I have seen exactly three of these films: "Lord of the G-Strings," "Spiderbabe," and a sci-fi spaceship sex romp of which I never found out the title (this is what happens when you are a guy who is channel surfing and you suddenly stop as breasts cross the screen -- you have to look, but you tend to forget the name of everything). They are certainly unique films, which is the best that I can say for them; despite the light lesbian groping antics, they are for me that worst type of film: boring. There were a couple mildly clever lines and puns here and there in the examples that I saw, but because I prefer my "erotica" a little dirtier, it just seemed to me that if you were going to have production values this low and scripts this inane, you might as well be doing real porn. What's the point? I can't imagine anyone past the age of 14 willing to crank one out to what is boring, fake action.

That said, Ms. Brown/Mundae is a cutie-pie, but her presence in Sick Girl is somewhat troubling, simply for the fact that her appearance makes you slightly forget the comic-horrific buildup and wonder when the hell the gaygirl rubbing and disrobing is going to begin. Also, her character is endowed with an annoyingly fast voice, which I suppose comes from a misappropriated attempt at character development from an actress who is merely adequate at best. Or maybe she is just bad, sending her lines spinning into the universe without a care. Either way, it takes away from the movie's beginning, but once the red red red starts to flow, the movie once again centers itself. As for Bettis, who is a better and far more engaging actress, she too seems to play with her character a little too much, adopting a series of goofy variations in her voice from time to time that are also a tad annoying. The story itself doesn't work overall, but that's OK -- it's all meant to be goofy fun, and displays a unique attitude towards "alternate" family lifestyles, which is refreshing. (I actually liked this movie more before I started writing about it -- funny how that happens sometimes...)

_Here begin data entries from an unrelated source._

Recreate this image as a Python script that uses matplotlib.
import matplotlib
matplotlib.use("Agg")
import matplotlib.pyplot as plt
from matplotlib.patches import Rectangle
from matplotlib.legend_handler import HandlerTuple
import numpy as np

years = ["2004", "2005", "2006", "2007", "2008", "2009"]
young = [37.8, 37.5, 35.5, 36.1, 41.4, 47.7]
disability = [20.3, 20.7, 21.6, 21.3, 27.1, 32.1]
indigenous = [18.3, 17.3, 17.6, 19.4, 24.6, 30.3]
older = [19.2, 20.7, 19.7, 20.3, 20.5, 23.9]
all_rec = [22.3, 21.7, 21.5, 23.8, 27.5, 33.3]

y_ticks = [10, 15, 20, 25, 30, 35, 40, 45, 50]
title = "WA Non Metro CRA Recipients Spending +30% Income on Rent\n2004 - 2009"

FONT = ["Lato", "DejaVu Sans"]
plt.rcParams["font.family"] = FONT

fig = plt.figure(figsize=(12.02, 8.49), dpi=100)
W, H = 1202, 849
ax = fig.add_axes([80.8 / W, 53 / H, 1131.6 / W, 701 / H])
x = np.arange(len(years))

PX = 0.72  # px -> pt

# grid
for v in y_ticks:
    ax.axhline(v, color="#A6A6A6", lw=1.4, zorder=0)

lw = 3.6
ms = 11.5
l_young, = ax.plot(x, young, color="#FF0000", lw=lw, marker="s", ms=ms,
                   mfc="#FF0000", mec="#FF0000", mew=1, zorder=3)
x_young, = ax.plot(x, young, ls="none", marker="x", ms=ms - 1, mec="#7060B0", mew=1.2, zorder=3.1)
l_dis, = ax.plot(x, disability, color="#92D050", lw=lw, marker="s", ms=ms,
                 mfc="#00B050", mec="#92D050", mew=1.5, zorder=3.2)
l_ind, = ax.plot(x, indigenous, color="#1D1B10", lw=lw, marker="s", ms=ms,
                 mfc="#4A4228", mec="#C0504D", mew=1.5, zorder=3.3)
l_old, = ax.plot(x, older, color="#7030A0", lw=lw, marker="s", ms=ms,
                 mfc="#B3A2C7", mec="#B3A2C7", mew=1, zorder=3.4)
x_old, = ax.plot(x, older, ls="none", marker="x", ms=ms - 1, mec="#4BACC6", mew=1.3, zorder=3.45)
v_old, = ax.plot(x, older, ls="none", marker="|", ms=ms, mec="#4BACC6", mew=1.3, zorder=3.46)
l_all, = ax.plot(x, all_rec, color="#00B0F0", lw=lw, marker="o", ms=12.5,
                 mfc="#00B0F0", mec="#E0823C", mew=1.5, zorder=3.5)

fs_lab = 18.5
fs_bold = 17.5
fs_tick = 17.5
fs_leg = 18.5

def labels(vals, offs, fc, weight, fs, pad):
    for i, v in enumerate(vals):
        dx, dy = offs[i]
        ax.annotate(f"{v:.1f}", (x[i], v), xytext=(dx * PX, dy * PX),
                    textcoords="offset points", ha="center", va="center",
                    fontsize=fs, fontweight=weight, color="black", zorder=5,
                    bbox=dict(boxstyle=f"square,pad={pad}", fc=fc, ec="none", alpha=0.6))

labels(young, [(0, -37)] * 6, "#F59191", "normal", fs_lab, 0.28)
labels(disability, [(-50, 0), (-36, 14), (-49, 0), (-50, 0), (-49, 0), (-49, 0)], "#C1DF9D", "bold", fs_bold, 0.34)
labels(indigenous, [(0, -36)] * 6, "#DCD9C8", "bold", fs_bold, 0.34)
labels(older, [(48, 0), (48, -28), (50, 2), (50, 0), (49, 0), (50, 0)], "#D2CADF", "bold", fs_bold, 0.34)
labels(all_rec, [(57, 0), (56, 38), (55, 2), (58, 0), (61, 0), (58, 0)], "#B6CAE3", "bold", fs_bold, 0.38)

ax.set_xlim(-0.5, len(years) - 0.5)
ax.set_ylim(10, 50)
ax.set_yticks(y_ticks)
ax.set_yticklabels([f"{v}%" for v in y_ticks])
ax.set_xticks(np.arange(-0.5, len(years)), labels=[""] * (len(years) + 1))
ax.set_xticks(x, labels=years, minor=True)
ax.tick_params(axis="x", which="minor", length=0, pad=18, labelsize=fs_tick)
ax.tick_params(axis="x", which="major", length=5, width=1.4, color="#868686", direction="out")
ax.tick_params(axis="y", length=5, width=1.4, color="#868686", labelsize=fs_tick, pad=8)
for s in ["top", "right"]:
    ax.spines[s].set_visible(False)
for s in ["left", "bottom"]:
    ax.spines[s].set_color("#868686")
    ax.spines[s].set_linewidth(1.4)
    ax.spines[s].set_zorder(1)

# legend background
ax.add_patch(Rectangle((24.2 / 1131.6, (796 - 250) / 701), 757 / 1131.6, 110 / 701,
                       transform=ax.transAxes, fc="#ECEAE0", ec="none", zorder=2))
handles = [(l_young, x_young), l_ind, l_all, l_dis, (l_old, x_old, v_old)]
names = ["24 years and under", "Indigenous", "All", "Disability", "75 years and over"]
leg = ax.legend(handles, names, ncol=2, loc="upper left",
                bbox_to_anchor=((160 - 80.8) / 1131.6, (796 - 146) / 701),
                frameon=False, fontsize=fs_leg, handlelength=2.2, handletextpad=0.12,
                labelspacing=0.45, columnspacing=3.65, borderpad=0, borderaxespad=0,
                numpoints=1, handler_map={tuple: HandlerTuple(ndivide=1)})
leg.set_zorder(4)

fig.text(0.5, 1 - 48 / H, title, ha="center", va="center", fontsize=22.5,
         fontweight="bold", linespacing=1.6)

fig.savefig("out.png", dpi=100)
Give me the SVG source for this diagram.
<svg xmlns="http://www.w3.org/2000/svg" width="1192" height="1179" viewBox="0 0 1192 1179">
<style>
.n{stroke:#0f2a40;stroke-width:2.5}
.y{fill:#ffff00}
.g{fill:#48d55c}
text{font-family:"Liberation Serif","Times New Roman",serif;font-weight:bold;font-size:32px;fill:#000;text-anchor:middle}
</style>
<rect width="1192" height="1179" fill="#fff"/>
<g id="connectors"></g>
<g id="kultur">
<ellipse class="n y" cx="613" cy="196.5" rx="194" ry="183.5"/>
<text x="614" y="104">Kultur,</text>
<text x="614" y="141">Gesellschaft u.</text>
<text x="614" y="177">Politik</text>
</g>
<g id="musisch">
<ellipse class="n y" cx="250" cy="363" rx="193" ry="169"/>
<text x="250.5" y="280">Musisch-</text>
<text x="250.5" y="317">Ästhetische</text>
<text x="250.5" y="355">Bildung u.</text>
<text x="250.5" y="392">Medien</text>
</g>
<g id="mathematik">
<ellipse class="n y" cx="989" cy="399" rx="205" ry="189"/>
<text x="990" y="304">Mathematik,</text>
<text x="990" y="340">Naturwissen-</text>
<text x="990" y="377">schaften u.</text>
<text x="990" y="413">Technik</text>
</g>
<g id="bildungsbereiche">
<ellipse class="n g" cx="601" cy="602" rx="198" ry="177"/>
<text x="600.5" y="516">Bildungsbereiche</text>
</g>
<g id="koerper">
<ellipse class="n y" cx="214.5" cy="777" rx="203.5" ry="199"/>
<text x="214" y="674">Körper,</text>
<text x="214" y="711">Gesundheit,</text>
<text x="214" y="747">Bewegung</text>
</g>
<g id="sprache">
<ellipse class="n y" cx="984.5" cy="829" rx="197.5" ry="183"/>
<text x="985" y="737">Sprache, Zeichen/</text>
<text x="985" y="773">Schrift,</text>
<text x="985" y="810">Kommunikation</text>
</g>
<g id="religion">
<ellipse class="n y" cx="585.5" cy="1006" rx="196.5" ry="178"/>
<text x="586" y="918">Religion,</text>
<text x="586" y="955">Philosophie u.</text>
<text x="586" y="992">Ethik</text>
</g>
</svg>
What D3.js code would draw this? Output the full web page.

The tenth and final episode that I watched was the one that I saved for last: Jenifer by Italian giallo master Dario Argento. Again, disappointment played a role as I waded through this one, but perhaps my expectations were far
too high, because the film itself it a nice bit of wetworks that is genuinely creepy from the first frame onward. Steven Weber, late of Wings and currently of Studio 60: Live on the Sunset Strip, surprisingly wrote the screenplay (from a Bruce Jones short story), and its no wonder, since he gave himself a brace of sex scenes with the monstrously faced but hotly bodied title character. Weber's cop character soon sees his family life torn apart when he brings home Jenifer, who he believes he has rescued from a maniac intent on chopping her into little pieces -- but there is a reason for this -- her black eyes and savagely torn mouth betray her as the most savage looking of creatures, but there is something about her that draws men to her, where they no longer see the monster. Oh, yeah... it's the hot bod. Men are such easily led pigs. And cats, they are apparently delicious... Well worth the time, this one is, and Argento really delivers in the blood department. (Again, my opinion of this episode changed with the writing, this time for the better...)

The List:
Masters of Horror: Lucky McKee's Sick Girl (2005, DVD) - 6; Masters of Horror: Dario Argento's Jenifer (2005, DVD) - 7.